Con gusto… arabo!

Se è ormai noto che molti termini gastronomici, diffusi a livello internazionale, sono parole italiane come panino, pizza o pasta, è altrettanto vero che in quest’ambito anche la lingua araba ha fatto la sua parte.

Tra i cosiddetti “prestiti non adattati”, cioè quelle parole che vengono usate dalle altre lingue mantenendo la loro forma originaria, in italiano abbiamo, ad esempio, i nomi di alcune pietanze che potremmo inserire nella categoria degli antipasti, come l'hummus (“ceci” in arabo), che indica una tipica crema di ceci e sesamo, e i falàfel (o felàfel) ossia delle aromatiche polpettine di legumi e spezie. Passando ai primi, o meglio ancora ai piatti unici, troviamo il cous cous (pietanza originaria del Maghreb a base di semola di grano duro), che nella sua versione italiana ha modificato in “c”, la “k” araba di kuskus. E pensare che il cous cous popola anche le ricette tradizionali della Sicilia e della Sardegna occidentale, per via della dominazione araba: sono celeberrimi i cous cous di pesce del trapanese e dell’Isola di Carloforte!

 

Dulcis in fundo – è proprio il caso di dirlo – la parola zucchero rappresenta un “prestito adattato”, che riprende l’arabo sùkkar, a sua volta derivante dal sanscrito car-kara “grani di sabbia” (composto dalla radice sanscrita car- “rompere in pezzetti”). Aggiungiamo alla lista degli arabismi anche il nostro sorbetto, preparazione rinfrescante da consumare solitamente a fine pasto, nato dal verbo sharaba “bere”. E per rimanere in tema di bevute, lo stesso caffè riprende l’arabo qahwa, ma non la medesima tradizione: chi ha visitato i paesi di cultura araba sa bene quanto sia diverso il nostro espresso dal rituale locale! Si tratta infatti di una bevanda di preparazione complessa, a base di polvere di caffè e aromatizzata con varie spezie, come il cardamomo, l’acqua di fiori d’arancio (o rose), la cannella, i chiodi di garofano e lo zafferano; lo stesso giallissimo zafferano, a cui diamo un nome sempre adattato dalla parola araba za’farān. Tutto torna: incredibile, non è vero?

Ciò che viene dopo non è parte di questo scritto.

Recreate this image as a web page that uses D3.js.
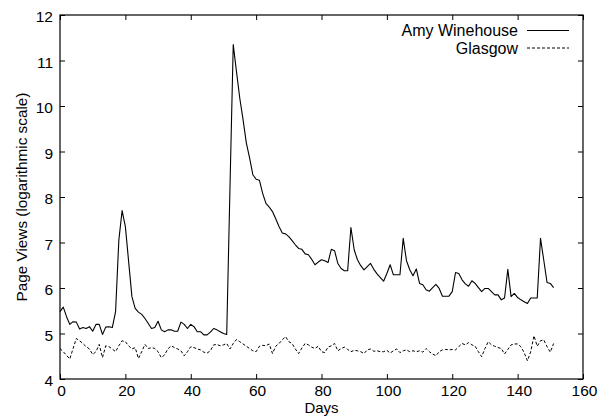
<!DOCTYPE html>
<html>
<head>
<meta charset="utf-8">
<script src="https://cdn.jsdelivr.net/npm/d3@7"></script>
<style>
  html, body { margin: 0; padding: 0; background: #fff; }
  svg { display: block; font-family: "Liberation Sans", Arial, Helvetica, sans-serif; }
</style>
</head>
<body>
<div id="chart"></div>
<script>
// Page views per day (log scale)
const seriesNames = ["Amy Winehouse", "Glasgow"];

const amyViews = [
  5.48, 5.58, 5.37, 5.20, 5.26, 5.25, 5.10, 5.13, 5.11, 5.15,
  5.05, 5.20, 5.20, 4.98, 5.14, 5.15, 5.13, 5.48, 7.05, 7.70,
  7.35, 6.58, 5.81, 5.55, 5.47, 5.42, 5.33, 5.22, 5.11, 5.13,
  5.27, 5.08, 5.04, 5.08, 5.08, 5.05, 5.05, 5.25, 5.20, 5.11,
  5.20, 5.15, 5.04, 5.04, 4.97, 4.97, 5.03, 5.11, 5.08, 5.04,
  5.00, 4.98, 8.20, 11.35, 10.75, 10.17, 9.70, 9.19, 8.86, 8.49,
  8.39, 8.37, 8.08, 7.86, 7.78, 7.68, 7.52, 7.35, 7.21, 7.19,
  7.13, 7.04, 6.95, 6.87, 6.85, 6.75, 6.73, 6.63, 6.51, 6.57,
  6.62, 6.60, 6.56, 6.85, 6.82, 6.54, 6.43, 6.38, 6.38, 7.33,
  6.84, 6.62, 6.49, 6.40, 6.47, 6.54, 6.41, 6.31, 6.23, 6.15,
  6.32, 6.51, 6.29, 6.29, 6.29, 7.09, 6.60, 6.40, 6.27, 6.42,
  6.10, 6.07, 5.96, 5.93, 6.01, 6.08, 5.99, 5.82, 5.82, 5.82,
  5.92, 6.34, 6.32, 6.18, 6.09, 6.04, 6.16, 6.10, 6.01, 5.92,
  5.99, 5.99, 5.92, 5.85, 5.85, 5.74, 5.78, 6.41, 5.81, 5.88,
  5.79, 5.74, 5.70, 5.66, 5.78, 5.78, 5.78, 7.09, 6.61, 6.12,
  6.10, 6.01
];

const glasgowViews = [
  4.67, 4.60, 4.52, 4.44, 4.67, 4.89, 4.84, 4.78, 4.71, 4.66,
  4.54, 4.60, 4.76, 4.47, 4.73, 4.71, 4.66, 4.60, 4.73, 4.84,
  4.82, 4.73, 4.66, 4.69, 4.45, 4.60, 4.76, 4.67, 4.69, 4.67,
  4.60, 4.47, 4.53, 4.66, 4.73, 4.69, 4.66, 4.62, 4.51, 4.60,
  4.71, 4.69, 4.66, 4.64, 4.59, 4.57, 4.62, 4.75, 4.76, 4.73,
  4.75, 4.78, 4.66, 4.78, 4.87, 4.82, 4.77, 4.72, 4.67, 4.62,
  4.60, 4.72, 4.74, 4.73, 4.77, 4.56, 4.72, 4.78, 4.86, 4.93,
  4.82, 4.78, 4.66, 4.56, 4.68, 4.78, 4.75, 4.70, 4.67, 4.72,
  4.60, 4.58, 4.70, 4.73, 4.78, 4.62, 4.67, 4.70, 4.65, 4.60,
  4.63, 4.62, 4.60, 4.56, 4.64, 4.66, 4.61, 4.62, 4.60, 4.60,
  4.63, 4.57, 4.62, 4.66, 4.58, 4.62, 4.64, 4.60, 4.62, 4.60,
  4.62, 4.59, 4.67, 4.60, 4.55, 4.51, 4.60, 4.64, 4.65, 4.64,
  4.65, 4.64, 4.71, 4.78, 4.75, 4.80, 4.75, 4.72, 4.60, 4.49,
  4.67, 4.82, 4.75, 4.72, 4.69, 4.67, 4.55, 4.65, 4.75, 4.77,
  4.77, 4.71, 4.58, 4.40, 4.60, 4.95, 4.72, 4.84, 4.86, 4.71,
  4.59, 4.78
];

const xTicks = [0, 20, 40, 60, 80, 100, 120, 140, 160];
const yTicks = [4, 5, 6, 7, 8, 9, 10, 11, 12];

const width = 607, height = 418;
const margin = { top: 15, right: 24, bottom: 39, left: 60 };

const svg = d3.select("#chart").append("svg")
    .attr("width", width)
    .attr("height", height)
    .attr("viewBox", [0, 0, width, height]);

const x = d3.scaleLinear()
    .domain([0, 160])
    .range([margin.left, width - margin.right]);

const y = d3.scaleLinear()
    .domain([4, 12])
    .range([height - margin.bottom, margin.top]);

const tickLen = 5;

// inward ticks on all four sides, gnuplot style
svg.append("g")
    .attr("class", "labelled")
    .attr("transform", `translate(0,${y(4)})`)
    .call(d3.axisBottom(x).tickValues(xTicks).tickSizeInner(-tickLen).tickSizeOuter(0).tickPadding(6))
    .call(g => g.select(".domain").remove())
    .call(g => g.selectAll("text").attr("dx", 1).attr("dy", "0.7em"));

svg.append("g")
    .attr("transform", `translate(0,${y(12)})`)
    .call(d3.axisTop(x).tickValues(xTicks).tickSizeInner(-tickLen).tickSizeOuter(0).tickFormat(""))
    .call(g => g.select(".domain").remove());

svg.append("g")
    .attr("class", "labelled")
    .attr("transform", `translate(${x(0)},0)`)
    .call(d3.axisLeft(y).tickValues(yTicks).tickSizeInner(-tickLen).tickSizeOuter(0).tickPadding(7))
    .call(g => g.select(".domain").remove())
    .call(g => g.selectAll("text").attr("dy", "0.42em"));

svg.append("g")
    .attr("transform", `translate(${x(160)},0)`)
    .call(d3.axisRight(y).tickValues(yTicks).tickSizeInner(-tickLen).tickSizeOuter(0).tickFormat(""))
    .call(g => g.select(".domain").remove());

svg.selectAll(".tick line").attr("stroke", "#000").attr("stroke-width", 1);
svg.selectAll(".labelled .tick text")
    .attr("fill", "#000")
    .style("font-size", "15.5px")
    .style("font-family", "'Liberation Sans', Arial, sans-serif");

// plot border
svg.append("rect")
    .attr("x", x(0))
    .attr("y", y(12))
    .attr("width", x(160) - x(0))
    .attr("height", y(4) - y(12))
    .attr("fill", "none")
    .attr("stroke", "#000")
    .attr("stroke-width", 1.2);

const line = d3.line()
    .x((d, i) => x(i))
    .y(d => y(d));

svg.append("path")
    .datum(amyViews)
    .attr("fill", "none")
    .attr("stroke", "#000")
    .attr("stroke-width", 1.1)
    .attr("stroke-linejoin", "round")
    .attr("d", line);

svg.append("path")
    .datum(glasgowViews)
    .attr("fill", "none")
    .attr("stroke", "#000")
    .attr("stroke-width", 1)
    .attr("stroke-dasharray", "3,2")
    .attr("d", line);

// axis titles
svg.append("text")
    .attr("x", (x(0) + x(160)) / 2)
    .attr("y", 413)
    .attr("text-anchor", "middle")
    .style("font-size", "15px")
    .text("Days");

svg.append("text")
    .attr("transform", `translate(27,${(y(4) + y(12)) / 2}) rotate(-90)`)
    .attr("text-anchor", "middle")
    .style("font-size", "15.3px")
    .text("Page Views (logarithmic scale)");

// legend
const legendRows = [
    { name: seriesNames[0], dash: null, cy: 30.5 },
    { name: seriesNames[1], dash: "3,2", cy: 48 }
];

const legend = svg.append("g");
legend.selectAll("text")
    .data(legendRows)
    .join("text")
    .attr("x", 518)
    .attr("y", d => d.cy + 5.5)
    .attr("text-anchor", "end")
    .style("font-size", "16px")
    .text(d => d.name);

legend.selectAll("line")
    .data(legendRows)
    .join("line")
    .attr("x1", 527)
    .attr("x2", 569)
    .attr("y1", d => d.cy)
    .attr("y2", d => d.cy)
    .attr("stroke", "#000")
    .attr("stroke-width", 1)
    .attr("stroke-dasharray", d => d.dash);
</script>
</body>
</html>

Basta poi cercare bene tra i banchi del mercato per scoprire che anche la frutta e la verdura comune può celare dalle radici arabe. Pensiamo, ad esempio, all’arancio (in arabo narangi “il frutto favorito dagli elefanti”), entrato in Europa tramite lo spagnolo; il limone (in arabo limum); il carciofo, dall’arabo al kharšūf “lo spinoso” (dove al corrisponde al nostro articolo determinativo, che si è mantenuto ad esempio nello spagnolo alcarchofa) e gli spinaci (in arabo aspanākh) introdotti dai saraceni in Sicilia attorno all’800 d.C.

Incredibile: sembra proprio che viaggiare sulle coste del Mediterraneo con occhi e orecchie aperte alla tradizione culinaria si potrebbe trasformare in una profonda esperienza storica e linguistica.